In the movie, however, the child, now old enough to talk and walk, goes with his mother to see Fonny, who is still in prison. In a cute but cloying scene, the boy says a prayer over the snacks Tish has brought for Fonny. To be sure, an ominous note lingers; Fonny remains in prison, after all. But the chilling ambiguity of the novel’s ending does not translate here, and I left the cinema feeling cheated, almost, and upset at myself for feeling so, given the film’s momentous importance, but knowing, all the same, my response was justified.
Jenkins meant well. Beale Street is magisterial to look at and, at times, moving. Yet Baldwin deserves something that hews closer to his intentions. Ironically, I imagine Jenkins could be the director who pulls just that off; he just hasn’t done so, as yet, to me.

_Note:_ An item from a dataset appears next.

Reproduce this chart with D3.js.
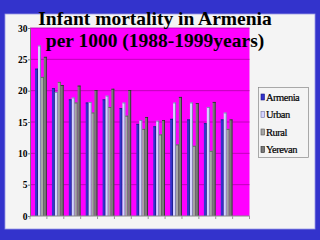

If streets could talk, the title of book and film alike appears to ask, would we be prepared to listen to the stories they have to tell? Their stories, after all, would be scarier than any horror tale. For all the richness and wonder in Jenkins’ film, we are left without knowing what, exactly, Beale Street might tell us; we have glimpses of beauty, joy, and pain, but none approaching the comprehensive, emotional chiaroscuro Baldwin paints for us in his novel.